Speaking on behalf of Focus, we advocate punishment and restitution for individuals, not pardon for groups. Some who are here illegally would come out of the shadows, confess their guilt and pay whatever fine is required if they knew that they wouldn’t immediately be arrested and deported. Deportation would only leave their families destitute and throw more people on the welfare rolls. We want to keep families intact and able to support themselves.
Yet, some have suggested that our proposal punishes those families from other countries who are trying to immigrate legally. The problem is that the lines ostensibly established for legal immigration/entrance visas don’t move in a timely fashion as it is. The system isn’t working well for anyone. We’d like to see that change, which is one of the reasons we’ve endorsed the NAE proposal.
Some of the more pointed criticism has asked how it’s either “compassionate” or “Christian” to encourage lawbreaking. I don’t believe it’s either of those, but laws should be applied fairly. There are jobs available for people here illegally because American employers hire them, in violation of the law. We advocate uniform enforcement of the laws that prohibit the hiring of people here illegally.
To be clear, we are not encouraging “lawbreaking.” Our own Focus on the Family statement, which can be read by clicking here, and the National Association of Evangelicals’ statement that I signed, which can be read by clicking here both very clearly assert that any reforms to our current immigration processes be done with respect for the rule of law.
Some have also suggested that we’re “giving cover” to the Obama Administration on this issue, but what we advocate is much different than the White House policy unveiled last Friday. The Obama Administration does indeed propose an amnesty of sorts to a large group of young people here illegally. We believe that to allow youths and young adults to remain while deporting their parents is a horrible way to treat nuclear families.
Furthermore, it should be noted we had no conversations with the White House or foreknowledge of the president’s Friday immigration comments. Our own statement was crafted after a thorough discussion by our Board of Directors and after many discussions by our staff with experts on all sides of the issue.
The statement has this as its stated purpose: To include “high regard for the rule of law” and “a mandate for the care of foreigners in our midst in ways that recognize all are created in God’s image and of inestimable value.”

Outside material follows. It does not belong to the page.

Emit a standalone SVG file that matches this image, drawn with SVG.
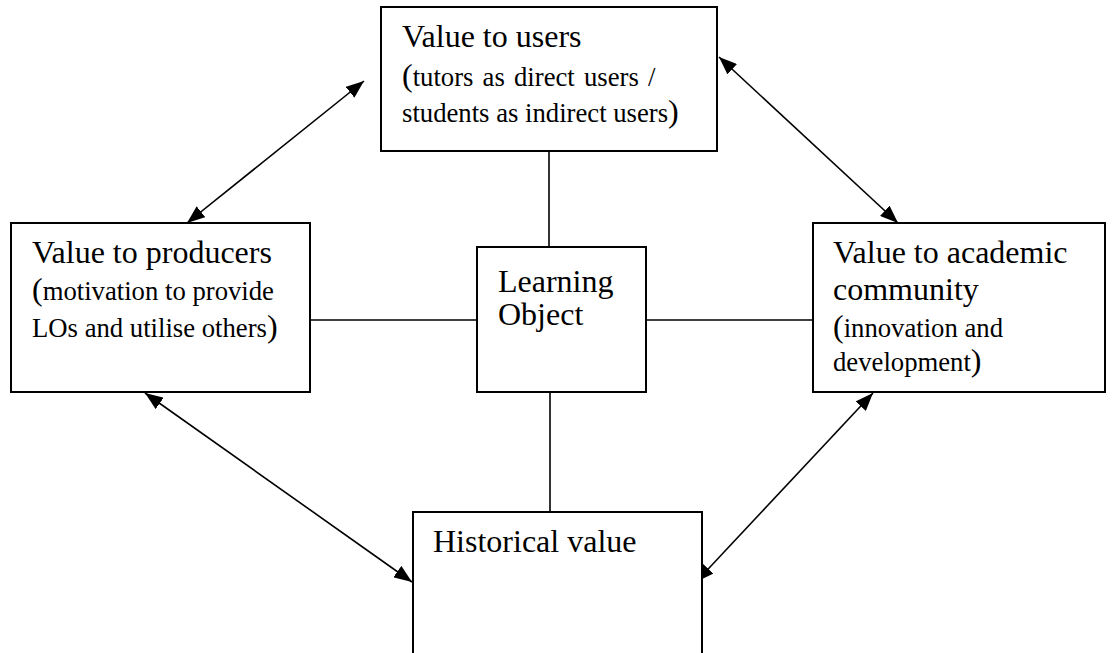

Finally, some have suggested that the idea that enforcing the law against illegal immigrants destroys families is a red herring—that the blame lies with those choosing to break the law. After all, they can return to their home countries with their families.
Frankly, we disagree. Uprooting families is always tragic, particularly those who came here to escape economic misery. They stayed because American employers gave them jobs—and continue to do so–in spite of federal laws prohibiting the practice. If these laws were enforced, the hiring of undocumented workers would cease. The blame lies on both sides of the equation.
You will also want to know there’s nothing in our board of directors’ statement, or the National Association of Evangelicals statement we signed on to, that advocates failure to enforce the law against people illegally in our country. Both documents make clear that respecting and following the rule of law must be a key to any workable immigration reform.
The challenges before us regarding immigration reform are great but they are not insurmountable, especially when they’re tackled with a Christian worldview. This NAE proposal is not perfect, but it’s a good start. By signing it we’re hoping to demonstrate that when it comes to finding a solution to this complex matter, it’s possible to be both principled and practical, all the while living a life that best reflects God’s heart.